*Data extract*:
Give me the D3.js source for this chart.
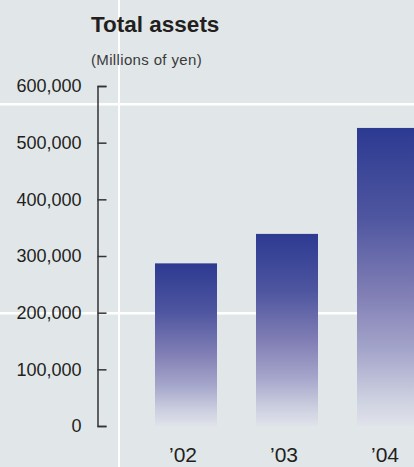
<!DOCTYPE html>
<html>
<head>
<meta charset="utf-8">
<script src="https://cdn.jsdelivr.net/npm/d3@7"></script>
<style>
  html, body { margin: 0; padding: 0; background: #e1e6e9; overflow: hidden; }
  svg { display: block; font-family: "Liberation Sans", Arial, sans-serif; }
</style>
</head>
<body>
<svg id="chart" width="414" height="467"></svg>
<script>
const categories = ["\u201902", "\u201903", "\u201904"];
const totalAssets = [287000, 339000, 526000];
const yTicks = [0, 100000, 200000, 300000, 400000, 500000, 600000];
const title = "Total assets";
const unitLabel = "(Millions of yen)";

const W = 414, H = 467;
const svg = d3.select("#chart");

// background
svg.append("rect").attr("width", W).attr("height", H).attr("fill", "#e1e6e9");

// white page grid lines
svg.append("rect").attr("x", 118).attr("y", 0).attr("width", 2).attr("height", H).attr("fill", "#ffffff");
svg.append("rect").attr("x", 0).attr("y", 103).attr("width", W).attr("height", 2.5).attr("fill", "#ffffff");
svg.append("rect").attr("x", 0).attr("y", 312).attr("width", W).attr("height", 2.5).attr("fill", "#ffffff");

const x = d3.scaleBand().domain(categories).range([135.5, 438.5]).paddingInner(0.386).paddingOuter(0.193);
const y = d3.scaleLinear().domain([0, 600000]).range([426, 86]);

// gradient per bar
const defs = svg.append("defs");
const grad = defs.append("linearGradient").attr("id", "barGrad")
  .attr("x1", 0).attr("y1", 0).attr("x2", 0).attr("y2", 1);
[[0, "#2c3a91"], [0.3, "#4f56a0"], [0.55, "#7f7db4"], [0.75, "#a5a6cb"], [0.9, "#cbcedf"], [1, "#e0e3ea"]]
  .forEach(([o, c]) => grad.append("stop").attr("offset", o).attr("stop-color", c));

svg.append("g").selectAll("rect").data(totalAssets).join("rect")
  .attr("x", (d, i) => x(categories[i]))
  .attr("y", d => y(d))
  .attr("width", x.bandwidth())
  .attr("height", d => y(0) - y(d))
  .attr("fill", "url(#barGrad)");

// y axis
const axis = d3.axisLeft(y).tickValues(yTicks)
  .tickFormat(d3.format(","))
  .tickSizeInner(-9).tickSizeOuter(-9).tickPadding(16);
const gy = svg.append("g").attr("transform", "translate(97.5,0)").call(axis);
gy.selectAll("path, line").attr("stroke", "#333333").attr("stroke-width", 1.5);
gy.selectAll("text").attr("font-size", 18).attr("fill", "#231f20")
  .attr("font-family", "'Liberation Sans', Arial, sans-serif");

// x labels
svg.append("g").selectAll("text").data(categories).join("text")
  .attr("x", d => x(d) + x.bandwidth() / 2 - 3)
  .attr("y", 462)
  .attr("text-anchor", "middle")
  .attr("font-size", 21)
  .attr("fill", "#231f20")
  .text(d => d);

// titles
svg.append("text").attr("x", 91).attr("y", 32).attr("font-size", 22.5)
  .attr("font-weight", "bold").attr("fill", "#231f20").text(title);
svg.append("text").attr("x", 91).attr("y", 64.5).attr("font-size", 15)
  .attr("letter-spacing", 0.35).attr("fill", "#3a3a3a").text(unitLabel);
</script>
</body>
</html>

*Exercise directions*: Leave out all pictures, then copy the remaining material exactly.

*Problem solution*:
Give me the D3.js source for this chart.
<!DOCTYPE html>
<html>
<head>
<meta charset="utf-8">
<script src="https://cdn.jsdelivr.net/npm/d3@7"></script>
<style>
  html, body { margin: 0; padding: 0; background: #e1e6e9; overflow: hidden; }
  svg { display: block; font-family: "Liberation Sans", Arial, sans-serif; }
</style>
</head>
<body>
<svg id="chart" width="414" height="467"></svg>
<script>
const categories = ["\u201902", "\u201903", "\u201904"];
const totalAssets = [287000, 339000, 526000];
const yTicks = [0, 100000, 200000, 300000, 400000, 500000, 600000];
const title = "Total assets";
const unitLabel = "(Millions of yen)";

const W = 414, H = 467;
const svg = d3.select("#chart");

// background
svg.append("rect").attr("width", W).attr("height", H).attr("fill", "#e1e6e9");

// white page grid lines
svg.append("rect").attr("x", 118).attr("y", 0).attr("width", 2).attr("height", H).attr("fill", "#ffffff");
svg.append("rect").attr("x", 0).attr("y", 103).attr("width", W).attr("height", 2.5).attr("fill", "#ffffff");
svg.append("rect").attr("x", 0).attr("y", 312).attr("width", W).attr("height", 2.5).attr("fill", "#ffffff");

const x = d3.scaleBand().domain(categories).range([135.5, 438.5]).paddingInner(0.386).paddingOuter(0.193);
const y = d3.scaleLinear().domain([0, 600000]).range([426, 86]);

// gradient per bar
const defs = svg.append("defs");
const grad = defs.append("linearGradient").attr("id", "barGrad")
  .attr("x1", 0).attr("y1", 0).attr("x2", 0).attr("y2", 1);
[[0, "#2c3a91"], [0.3, "#4f56a0"], [0.55, "#7f7db4"], [0.75, "#a5a6cb"], [0.9, "#cbcedf"], [1, "#e0e3ea"]]
  .forEach(([o, c]) => grad.append("stop").attr("offset", o).attr("stop-color", c));

svg.append("g").selectAll("rect").data(totalAssets).join("rect")
  .attr("x", (d, i) => x(categories[i]))
  .attr("y", d => y(d))
  .attr("width", x.bandwidth())
  .attr("height", d => y(0) - y(d))
  .attr("fill", "url(#barGrad)");

// y axis
const axis = d3.axisLeft(y).tickValues(yTicks)
  .tickFormat(d3.format(","))
  .tickSizeInner(-9).tickSizeOuter(-9).tickPadding(16);
const gy = svg.append("g").attr("transform", "translate(97.5,0)").call(axis);
gy.selectAll("path, line").attr("stroke", "#333333").attr("stroke-width", 1.5);
gy.selectAll("text").attr("font-size", 18).attr("fill", "#231f20")
  .attr("font-family", "'Liberation Sans', Arial, sans-serif");

// x labels
svg.append("g").selectAll("text").data(categories).join("text")
  .attr("x", d => x(d) + x.bandwidth() / 2 - 3)
  .attr("y", 462)
  .attr("text-anchor", "middle")
  .attr("font-size", 21)
  .attr("fill", "#231f20")
  .text(d => d);

// titles
svg.append("text").attr("x", 91).attr("y", 32).attr("font-size", 22.5)
  .attr("font-weight", "bold").attr("fill", "#231f20").text(title);
svg.append("text").attr("x", 91).attr("y", 64.5).attr("font-size", 15)
  .attr("letter-spacing", 0.35).attr("fill", "#3a3a3a").text(unitLabel);
</script>
</body>
</html>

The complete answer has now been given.